When should you sift?

Sifting isn't always a necessity. Whether or not you need to sift often depends on your ingredients and what you're using them for. Almond flour usually has unevenly sized chunks, so sifting will give it a more consistent texture. It's a good idea to sift other flour alternatives and gluten-free flours, too, since they tend to clump. Cake flour should be sifted, and the same goes for cocoa powder and powdered sugar. They tend to lump together thanks to their ultra-fine, powdery texture. Even pre-sifted flour needs to be fluffed up sometimes.

A general rule of thumb: if you're thoroughly mixing the dough, like kneading it or running it through an electric mixer, you probably don't need to sift the ingredients, especially if you weigh them beforehand. If the recipe asks you to gently fold the dough, though, it's time to get sifting. Angel food cake, for example, will become unpleasant and dense if you overmix the delicate batter. That's why it's essential to have the dry ingredients sifted before adding them to the meringue.

Always sift when the recipe specifically tells you to. Remember that "one cup flour, sifted" and "one cup sifted flour" mean different things. "Flour, sifted" means that you should measure before sifting, and "sifted flour" means that you should measure after.

Using a fine mesh sieve

Do you have a fine mesh sieve or strainer in your kitchen? Then, you may not need a mechanical flour sifter at all. A sieve is a perfectly acceptable alternative; it'll do just about everything a sifter does — aerate the ingredients, break up clumps, and filter out unwanted bits and lumps. Some bakers even prefer mesh strainers since they typically hold more than sifters.

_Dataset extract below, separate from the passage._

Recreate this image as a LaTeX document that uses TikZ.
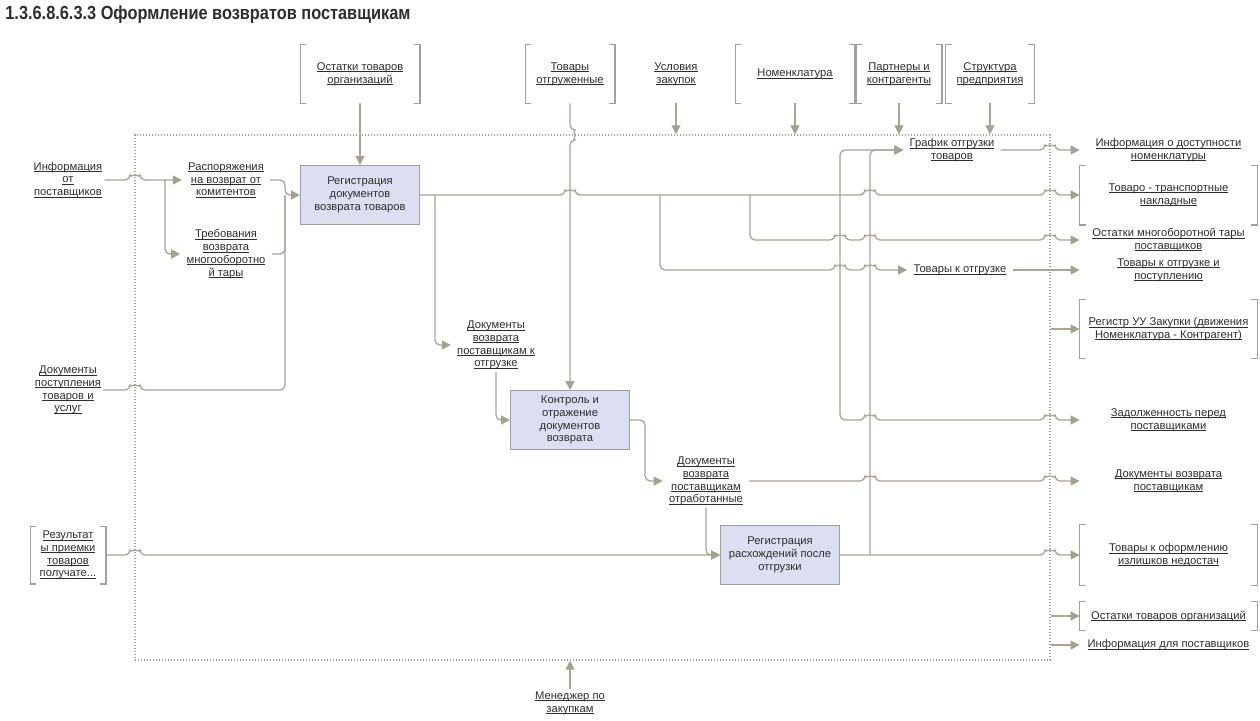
\documentclass[tikz,border=0pt]{standalone}
\usepackage{fontspec}
\setmainfont{Liberation Sans}
\newfontfamily\titlefont[FakeStretch=0.86]{Liberation Sans}
\usetikzlibrary{arrows.meta}
\definecolor{ln}{HTML}{A8A596}
\definecolor{arr}{HTML}{A3A18F}
\definecolor{boxf}{HTML}{DCDEF1}
\definecolor{boxd}{HTML}{9E9E9E}
\definecolor{brc}{HTML}{A0A0A0}
\definecolor{txt}{HTML}{2E2E2E}
\newcommand\lblfont{\fontsize{5.6}{6.4}\selectfont}
\newcommand\ulin[1]{\leavevmode\setbox0\hbox{#1}\rlap{\rule[-0.8pt]{\wd0}{0.3pt}}\box0}
\newcommand\hh[2]{-- (#1-5,#2) arc[start angle=180,end angle=0,radius=2.5pt]}
\newcommand\vh[2]{-- (#1,#2-5) arc[start angle=90,end angle=-90,radius=2.5pt]}
\newcommand\brk[1]{%
  \draw[brc,line width=0.6pt] ([xshift=3pt]#1.north west) -- (#1.north west) -- (#1.south west) -- ([xshift=3pt]#1.south west);
  \draw[brc,line width=0.6pt] ([xshift=-3pt]#1.north east) -- (#1.north east) -- (#1.south east) -- ([xshift=-3pt]#1.south east);}
\begin{document}
\begin{tikzpicture}[x=0.5pt,y=-0.5pt,
  line/.style={draw=ln,line width=0.65pt,rounded corners=2.5pt},
  conn/.style={line,-{Triangle[length=4.5pt,width=4.5pt,color=arr]}},
  lbl/.style={font=\lblfont,text=txt,align=center,inner xsep=3pt,inner ysep=1pt},
  proc/.style={draw=boxd,fill=boxf,line width=0.5pt,minimum width=59.5pt,minimum height=29.5pt,align=center,font=\lblfont,text=txt,inner sep=1pt},
  outl/.style={lbl,minimum width=88.5pt},
  frm/.style={draw=brc,line width=0.7pt,dash pattern=on 0.6pt off 0.9pt,minimum width=457.5pt,minimum height=262.5pt,inner sep=0pt}
]
\useasboundingbox (0,0) rectangle (1260,720);
\fill[white] (0,0) rectangle (1260,720);

\node[anchor=west,inner sep=0pt,font=\titlefont\bfseries\fontsize{9.5}{11}\selectfont,text=txt] (title) at (5,15) {1.3.6.8.6.3.3 Оформление возвратов поставщикам};

% frame
\node[frm] (F) at (592.5,397.5) {};

% process boxes
\node[proc] (A) at (360,195) {Регистрация\\документов\\возврата товаров};
\node[proc] (B) at (570,420) {Контроль и\\отражение\\документов\\возврата};
\node[proc] (C) at (780,555) {Регистрация\\расхождений после\\отгрузки};

% top inputs / controls
\node[lbl,minimum width=59.5pt,minimum height=29pt] (tOst) at (360,74) {\ulin{Остатки товаров}\\\ulin{организаций}};
\node[lbl,minimum width=44.5pt,minimum height=29pt] (tTov) at (570,74) {\ulin{Товары}\\\ulin{отгруженные}};
\node[lbl,minimum height=29pt] (tUsl) at (676,74) {\ulin{Условия}\\\ulin{закупок}};
\node[lbl,minimum width=59.5pt,minimum height=29pt] (tNom) at (795,74) {\ulin{Номенклатура}};
\node[lbl,minimum width=42.5pt,minimum height=29pt] (tPar) at (899,74) {\ulin{Партнеры и}\\\ulin{контрагенты}};
\node[lbl,minimum width=44pt,minimum height=29pt] (tStr) at (990,74) {\ulin{Структура}\\\ulin{предприятия}};
\brk{tOst}\brk{tTov}\brk{tNom}\brk{tPar}\brk{tStr}

% left inputs
\node[lbl,inner xsep=1pt] (lInf) at (68,180) {\ulin{Информация}\\\ulin{от}\\\ulin{поставщиков}};
\node[lbl,inner xsep=1pt] (lDoc) at (68,390) {\ulin{Документы}\\\ulin{поступления}\\\ulin{товаров и}\\\ulin{услуг}};
\node[lbl,minimum width=37.5pt,minimum height=28.5pt] (lRes) at (68,555) {\ulin{Результат}\\\ulin{ы приемки}\\\ulin{товаров}\\\ulin{получате...}};
\brk{lRes}

% intermediate labels
\node[lbl] (Rasp) at (226,180) {\ulin{Распоряжения}\\\ulin{на возврат от}\\\ulin{комитентов}};
\node[lbl] (Treb) at (226,254) {\ulin{Требования}\\\ulin{возврата}\\\ulin{многооборотно}\\\ulin{й тары}};
\node[lbl] (mDK) at (496,345) {\ulin{Документы}\\\ulin{возврата}\\\ulin{поставщикам к}\\\ulin{отгрузке}};
\node[lbl] (mDO) at (706,481) {\ulin{Документы}\\\ulin{возврата}\\\ulin{поставщикам}\\\ulin{отработанные}};
\node[lbl] (rGraf) at (952,150) {\ulin{График отгрузки}\\\ulin{товаров}};
\node[lbl] (rTovO) at (960,270) {\ulin{Товары к отгрузке}};

% right outputs
\node[outl] (oInf) at (1168.5,150) {\ulin{Информация о доступности}\\\ulin{номенклатуры}};
\node[outl,minimum height=29.5pt] (oTTN) at (1168.5,195) {\ulin{Товаро - транспортные}\\\ulin{накладные}};
\node[outl] (oOMT) at (1168.5,240) {\ulin{Остатки многоборотной тары}\\\ulin{поставщиков}};
\node[outl] (oTOP) at (1168.5,270) {\ulin{Товары к отгрузке и}\\\ulin{поступлению}};
\node[outl,minimum height=29pt] (oReg) at (1168.5,329) {\ulin{Регистр УУ Закупки (движения}\\\ulin{Номенклатура - Контрагент)}};
\node[outl] (oZad) at (1168.5,420) {\ulin{Задолженность перед}\\\ulin{поставщиками}};
\node[outl] (oDV) at (1168.5,481) {\ulin{Документы возврата}\\\ulin{поставщикам}};
\node[outl,minimum height=30pt] (oTOI) at (1168.5,555) {\ulin{Товары к оформлению}\\\ulin{излишков недостач}};
\node[outl,minimum height=14pt] (oOTO) at (1168.5,616) {\ulin{Остатки товаров организаций}};
\node[outl] (oIDP) at (1168.5,645) {\ulin{Информация для поставщиков}};
\brk{oTTN}\brk{oReg}\brk{oTOI}\brk{oOTO}

% bottom mechanism
\node[lbl] (bMen) at (570,703) {\ulin{Менеджер по}\\\ulin{закупкам}};

% junction coordinates
\coordinate (j1) at (165,180);
\coordinate (j2) at (285,195);
\coordinate (jA1) at (435,195);
\coordinate (jA2) at (660,195);
\coordinate (jA3) at (750,195);
\coordinate (jA4) at (840,195);
\coordinate (jC) at (870,555);

% top arrows
\draw[conn] (tOst.south) -- (A.north);
\draw[conn] (tTov.south) \vh{570}{135} -- (B.north);
\draw[conn] (tUsl.south) -- (tUsl.south |- F.north);
\draw[conn] (tNom.south) -- (tNom.south |- F.north);
\draw[conn] (tPar.south) -- (tPar.south |- F.north);
\draw[conn] (tStr.south) -- (tStr.south |- F.north);

% left side
\draw[conn] (lInf.east) \hh{135}{180} -- (Rasp.west);
\draw[conn] (j1) |- (Treb.west);
\draw[conn] (Rasp.east) -| (j2) -- (A.west);
\draw[line] (Treb.east) -| (j2);
\draw[line] (lDoc.east) \hh{135}{390} -| (j2);
\draw[conn] (lRes.east) \hh{135}{555} -- (C.west);

% outputs of A
\draw[conn] (A.east) \hh{570}{195} \hh{870}{195} \hh{1050}{195} -- (oTTN.west);
\draw[conn] (jA1) |- (mDK.west);
\draw[conn] (jA2) -- (660,270) \hh{840}{270} \hh{870}{270} -- (rTovO.west);
\draw[conn] (jA3) -- (750,240) \hh{840}{240} \hh{870}{240} \hh{1050}{240} -- (oOMT.west);
\draw[conn] (jA4) |- (rGraf.west);
\draw[conn] (jA4) -- (840,420) \hh{870}{420} \hh{1050}{420} -- (oZad.west);

% B and C flows
\draw[conn] (mDK.south) |- (B.west);
\draw[conn] (B.east) -- (645,420) |- (mDO.west);
\draw[conn] (mDO.east) \hh{870}{481} \hh{1050}{481} -- (oDV.west);
\draw[conn] (mDO.south) |- (C.west);
\draw[conn] (C.east) \hh{1050}{555} -- (oTOI.west);
\draw[conn] (jC) |- (rGraf.west);

% right side
\draw[conn] (rGraf.east) \hh{1050}{150} -- (oInf.west);
\draw[conn] (rTovO.east) -- (oTOP.west);
\draw[conn] (F.east |- oReg.west) -- (oReg.west);
\draw[conn] (F.east |- oOTO.west) -- (oOTO.west);
\draw[conn] (F.east |- oIDP.west) -- (oIDP.west);

% bottom
\draw[conn] (bMen.north) -- (bMen.north |- F.south);
\end{tikzpicture}
\end{document}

To sift your ingredients, place them in a strainer over a large bowl. Shake the strainer with one hand, letting the basket bounce against the other to break up clumps and speed up the process. It's not quite as quick as a mechanical sifter, but it will work just as well. If you don't have a strainer available, keep hunting around your kitchen. Plenty of kitchen tools are made of mesh, so try a fryer basket, splatter guard, or skimmer if your mesh strainer is nowhere to be found. Looking for an alternative to a sifting wand? A tea infuser will get the job done. You could even use a colander: while most colanders have larger holes than standard sifters, they'll work in a pinch.

Using a whisk or fork

If you're looking to aerate or combine ingredients, beating them with a balloon whisk will do the job. The tines of the whisk break down lumps and fluff the ingredients, giving them a light, airy texture. It's the quickest and easiest method, too. If your goal is to aerate an ingredient or get an accurate measurement, you can even whisk your ingredients before taking them out of their containers. 

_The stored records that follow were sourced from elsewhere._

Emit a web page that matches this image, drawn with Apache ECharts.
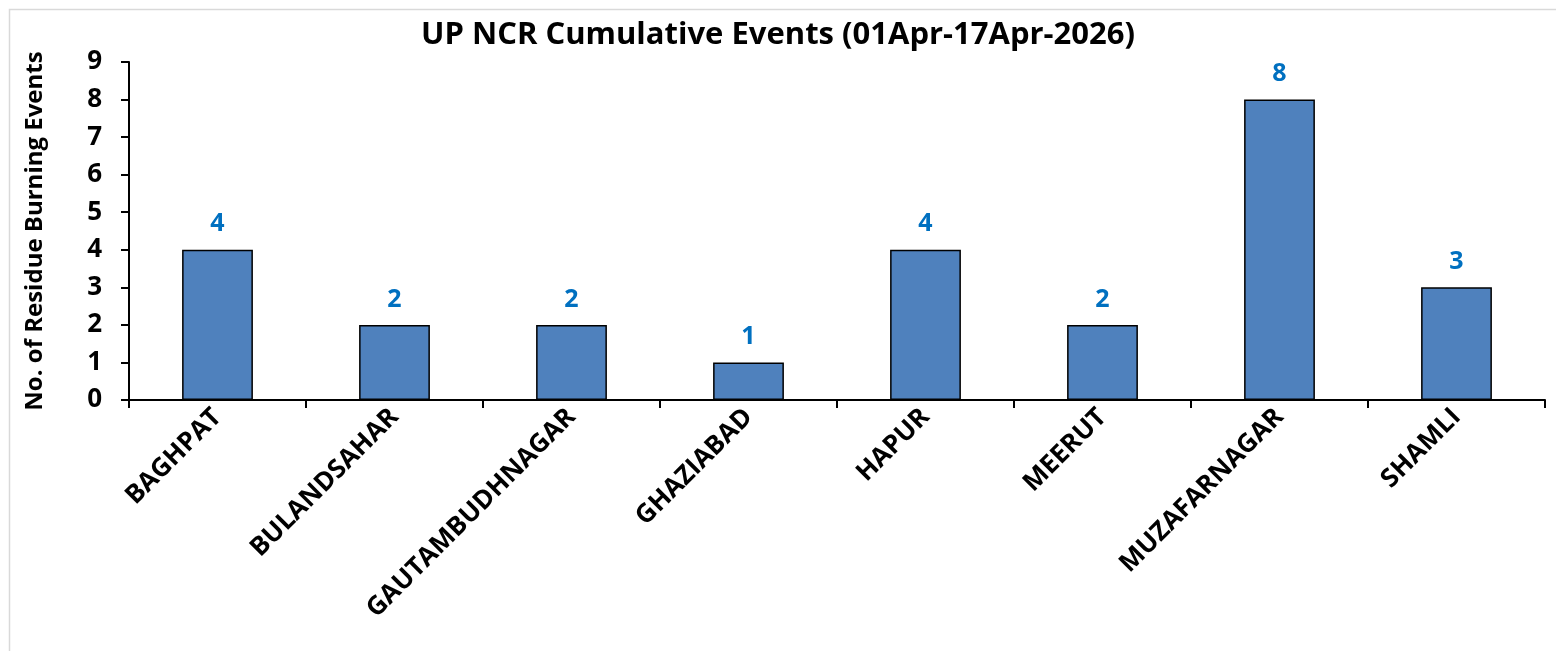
<!DOCTYPE html>
<html>
<head>
<meta charset="utf-8">
<script src="https://cdn.jsdelivr.net/npm/echarts@6/dist/echarts.min.js"></script>
<style>
    html, body { margin: 0; padding: 0; background: #fff; }
    #chart { width: 1556px; height: 651px; }
</style>
</head>
<body>
<div id="chart"></div>
<script>
const districts = ['BAGHPAT', 'BULANDSAHAR', 'GAUTAMBUDHNAGAR', 'GHAZIABAD', 'HAPUR', 'MEERUT', 'MUZAFARNAGAR', 'SHAMLI']
const events = [4, 2, 2, 1, 4, 2, 8, 3]
const yTicks = [0, 9, 1] // min, max, step

const FONT = 'Open Sans'

const chart = echarts.init(document.getElementById('chart'))

chart.setOption({
    animation: false,
    backgroundColor: '#fff',
    title: {
        text: 'UP NCR Cumulative Events (01Apr-17Apr-2026)',
        left: 'center',
        top: 15,
        textStyle: {
            fontFamily: FONT,
            fontWeight: 'bold',
            fontSize: 31,
            color: '#000'
        }
    },
    graphic: [{
        type: 'rect',
        shape: {x: 9.5, y: 9.5, width: 1600, height: 700},
        style: {fill: 'none', stroke: '#d9d9d9', lineWidth: 1.5},
        silent: true,
        z: -1
    }],
    grid: {
        left: 129,
        right: 11,
        top: 62,
        bottom: 251
    },
    xAxis: {
        type: 'category',
        data: districts,
        axisLine: {lineStyle: {color: '#000', width: 2}},
        axisTick: {show: true, length: 8, lineStyle: {color: '#000', width: 2}},
        axisLabel: {
            rotate: 45,
            margin: 13,
            interval: 0,
            fontFamily: FONT,
            fontWeight: 'bold',
            fontSize: 26,
            color: '#000'
        },
        splitLine: {show: false}
    },
    yAxis: {
        type: 'value',
        min: yTicks[0],
        max: yTicks[1],
        interval: yTicks[2],
        name: 'No. of Residue Burning Events',
        nameLocation: 'middle',
        nameGap: 82,
        nameTextStyle: {
            fontFamily: FONT,
            fontWeight: 'bold',
            fontSize: 24,
            color: '#000'
        },
        axisLine: {show: true, lineStyle: {color: '#000', width: 2}},
        axisTick: {show: true, length: 8, lineStyle: {color: '#000', width: 2}},
        axisLabel: {
            margin: 27,
            fontFamily: FONT,
            fontWeight: 'bold',
            fontSize: 26,
            color: '#000'
        },
        splitLine: {show: false}
    },
    series: [{
        type: 'bar',
        data: events,
        barWidth: '40%',
        itemStyle: {
            color: '#4f81bd',
            borderColor: '#000',
            borderWidth: 1.5
        },
        label: {
            show: true,
            position: 'top',
            distance: 13,
            fontFamily: FONT,
            fontWeight: 'bold',
            fontSize: 25,
            color: '#0070c0'
        }
    }]
})
</script>
</body>
</html>
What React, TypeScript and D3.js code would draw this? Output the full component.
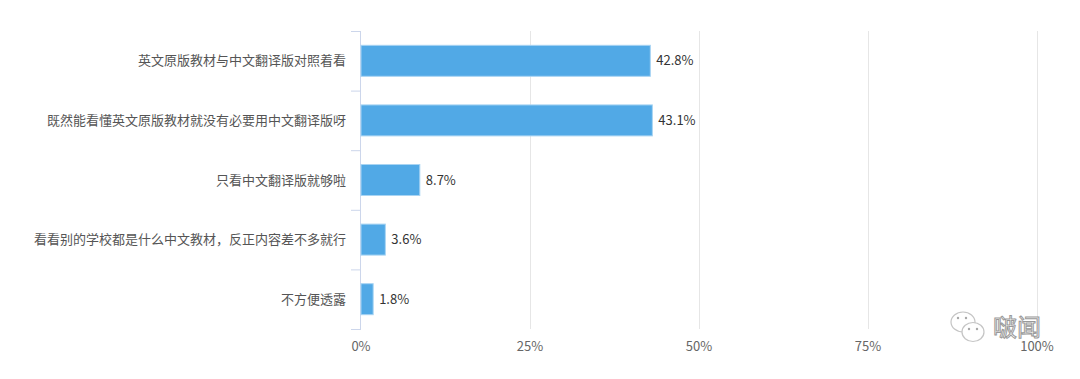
import React from "react";
import * as d3 from "d3";

const categories = [
  "英文原版教材与中文翻译版对照着看",
  "既然能看懂英文原版教材就没有必要用中文翻译版呀",
  "只看中文翻译版就够啦",
  "看看别的学校都是什么中文教材，反正内容差不多就行",
  "不方便透露",
];
const values = [42.8, 43.1, 8.7, 3.6, 1.8];
const ticks = [0, 25, 50, 75, 100];

const W = 1080, H = 379;
const margin = { left: 361, right: 43, top: 31, bottom: 50 };
const FONT = "'Noto Sans CJK SC', 'Noto Sans', sans-serif";

export default function App() {
  const x = d3.scaleLinear().domain([0, 100]).range([margin.left, W - margin.right]);
  const y = d3.scaleBand<string>().domain(categories).range([margin.top, H - margin.bottom]).paddingInner(0.48).paddingOuter(0.24);
  const bounds = d3.range(categories.length + 1).map((i) => margin.top + i * ((H - margin.bottom - margin.top) / categories.length));
  return (
    <svg width={W} height={H} style={{ position: "absolute", left: 0, top: 0, background: "#fff" }} fontFamily={FONT}>
      {ticks.slice(1).map((t) => (
        <line key={t} x1={x(t) + 0.5} x2={x(t) + 0.5} y1={margin.top} y2={H - margin.bottom} stroke="#e6e6e6" strokeWidth={1} />
      ))}
      <line x1={margin.left - 0.5} x2={margin.left - 0.5} y1={margin.top} y2={H - margin.bottom} stroke="#ccd6eb" strokeWidth={1} />
      {bounds.map((b, i) => (
        <line key={i} x1={margin.left - 10} x2={margin.left} y1={b + 0.5} y2={b + 0.5} stroke="#ccd6eb" strokeWidth={1} />
      ))}
      {categories.map((c, i) => {
        const yc = (y(c) as number) + y.bandwidth() / 2;
        return (
          <g key={c}>
            <rect x={x(0)} y={y(c)} width={x(values[i]) - x(0)} height={y.bandwidth()} fill="#51a9e6" stroke="#a8d4f3" strokeWidth={1} />
            <text x={margin.left - 15} y={yc} dy="0.35em" textAnchor="end" fontSize={13} fill="#555">{c}</text>
            <text x={x(values[i]) + 6} y={yc} dy="0.35em" fontSize={13} fill="#333">{values[i]}%</text>
          </g>
        );
      })}
      {ticks.map((t) => (
        <text key={t} x={x(t)} y={H - margin.bottom + 22} textAnchor="middle" fontSize={13} fill="#666">{t}%</text>
      ))}
      <g opacity={0.85}>
        <ellipse cx={963} cy={322} rx={12} ry={10} fill="#fff" stroke="#bbb" strokeWidth={1.2} />
        <ellipse cx={973} cy={332} rx={11} ry={9.5} fill="#fff" stroke="#bbb" strokeWidth={1.2} />
        <circle cx={958} cy={318} r={1.2} fill="#999" />
        <circle cx={966} cy={318} r={1.2} fill="#999" />
        <circle cx={969} cy={329} r={1.2} fill="#999" />
        <circle cx={977} cy={329} r={1.2} fill="#999" />
        <text x={993} y={336} fontSize={24} fill="#fff" stroke="#888" strokeWidth={1} fontFamily={FONT}>啵闻</text>
      </g>
    </svg>
  );
}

No whisk? No problem. Even a fork will work, though it won't fluff the ingredients quite as nicely. This method does come with a few major downsides, though. Whisks won't necessarily break down small, stubborn clumps the way that a sieve or sifter would. Plus, you're not filtering the ingredients through anything. That means you could end up baking unwelcome surprises in your baked goods, like clumps of dry cocoa, bits that weren't fully pulverized in the production process, and even those weevils we mentioned. 

Using a blender or food processor

Blenders and food processors are cumbersome and less convenient than whisks, but they're good alternatives to sifters or mesh sieves if the ingredients you're using have inconsistently sized particles. Almond flour, for example, typically has a few bits that are bigger than the rest. That's why recipes for French macarons always ask you to sift the almond flour. Forgo that critical step, and you'll end up with lumpy cookies.

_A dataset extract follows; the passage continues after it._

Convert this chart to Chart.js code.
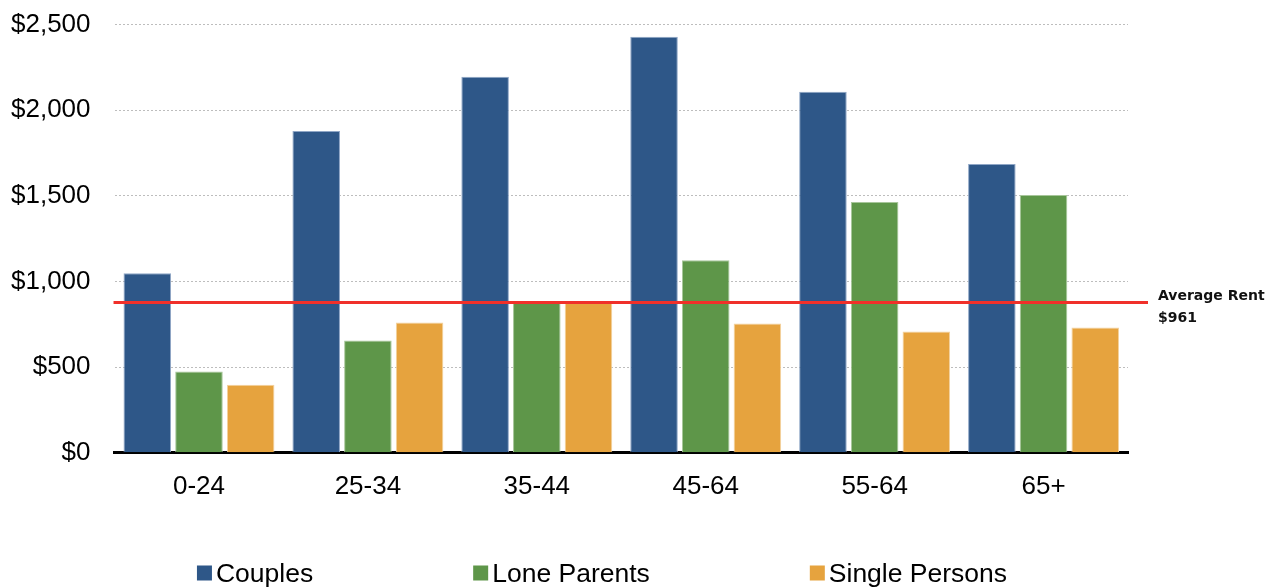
<!DOCTYPE html>
<html>
<head>
<meta charset="utf-8">
<script src="https://cdn.jsdelivr.net/npm/chart.js@4/dist/chart.umd.min.js"></script>
<style>
  html, body { margin: 0; padding: 0; background: #fff; }
  #wrap { width: 1270px; height: 588px; position: relative; }
</style>
</head>
<body>
<div id="wrap"><canvas id="c" width="1270" height="588"></canvas></div>
<script>
const categories = ['0-24', '25-34', '35-44', '45-64', '55-64', '65+'];
const couples = [1048, 1879, 2196, 2430, 2108, 1686];
const loneParents = [474, 656, 878, 1124, 1464, 1505];
const singlePersons = [398, 761, 878, 755, 708, 732];
const seriesNames = ['Couples', 'Lone Parents', 'Single Persons'];
const yTicks = [0, 500, 1000, 1500, 2000, 2500];
const averageLineValue = 878;
const averageLabel = ['Average Rent', '$961'];

const FONT = "'Liberation Sans', Arial, sans-serif";

const avgLinePlugin = {
  id: 'avgLine',
  afterDatasetsDraw(chart) {
    const { ctx, chartArea, scales } = chart;
    const y = scales.y.getPixelForValue(averageLineValue);
    ctx.save();
    ctx.strokeStyle = '#F0302A';
    ctx.lineWidth = 3;
    ctx.beginPath();
    ctx.moveTo(chartArea.left - 1, y);
    ctx.lineTo(chartArea.right + 20, y);
    ctx.stroke();
    ctx.fillStyle = '#111';
    ctx.font = "bold 14px 'DejaVu Sans', sans-serif";
    ctx.textBaseline = 'middle';
    ctx.textAlign = 'left';
    ctx.fillText(averageLabel[0], chartArea.right + 30, y - 6);
    ctx.fillText(averageLabel[1], chartArea.right + 30, y + 16);
    ctx.restore();
  }
};

const legendPlugin = {
  id: 'customLegend',
  afterDraw(chart) {
    const { ctx } = chart;
    const ds = chart.data.datasets;
    ctx.save();
    ctx.font = '26.5px ' + FONT;
    ctx.textBaseline = 'middle';
    ctx.textAlign = 'left';
    const box = 15, gapText = 4, gap = 160;
    const widths = ds.map(d => box + gapText + ctx.measureText(d.label).width);
    const total = widths.reduce((a, b) => a + b, 0) + gap * (ds.length - 1);
    let x = 602 - total / 2;
    const yc = 573;
    ds.forEach((d, i) => {
      ctx.fillStyle = d.backgroundColor;
      ctx.fillRect(x, yc - box / 2, box, box);
      ctx.fillStyle = '#000';
      ctx.fillText(d.label, x + box + gapText, yc + 2);
      x += widths[i] + gap;
    });
    ctx.restore();
  }
};

new Chart(document.getElementById('c'), {
  type: 'bar',
  data: {
    labels: categories,
    datasets: [
      { label: seriesNames[0], data: couples, backgroundColor: '#2E5788', borderColor: '#8FA6C6', borderWidth: 1 },
      { label: seriesNames[1], data: loneParents, backgroundColor: '#5E9649', borderColor: '#A7C69A', borderWidth: 1 },
      { label: seriesNames[2], data: singlePersons, backgroundColor: '#E6A33E', borderColor: '#F3D29F', borderWidth: 1 }
    ]
  },
  options: {
    responsive: false,
    animation: false,
    devicePixelRatio: 1,
    layout: { padding: { top: 0, right: 142, bottom: 68, left: -13 } },
    datasets: { bar: { categoryPercentage: 0.918, barPercentage: 0.92 } },
    plugins: {
      legend: { display: false },
      tooltip: { enabled: false }
    },
    scales: {
      x: {
        grid: { display: false, drawTicks: false },
        border: { display: true, color: '#000', width: 3 },
        ticks: { color: '#000', font: { family: FONT, size: 26 }, padding: 18 }
      },
      y: {
        min: 0, max: 2500,
        afterBuildTicks(scale) { scale.ticks = yTicks.map(v => ({ value: v })); },
        grid: { color: '#BDBDBD', lineWidth: 1, drawTicks: false },
        border: { display: false, dash: [2, 2] },
        ticks: {
          color: '#000', font: { family: FONT, size: 26, lineHeight: 0.05 }, padding: 24,
          callback: v => '$' + Number(v).toLocaleString('en-US')
        }
      }
    }
  },
  plugins: [avgLinePlugin, legendPlugin]
});
</script>
</body>
</html>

If you want to make sure that your ingredients have an even texture with no extra lumps and neither a sifter nor a sieve is available, a blender will probably be your best bet. Not only will the blades mix and aerate the ingredients, but they'll also help break down the bigger particles and give the flour the texture you need. You could end up inadvertently packing the ingredients down, though, so you might want to go in with a whisk again afterward.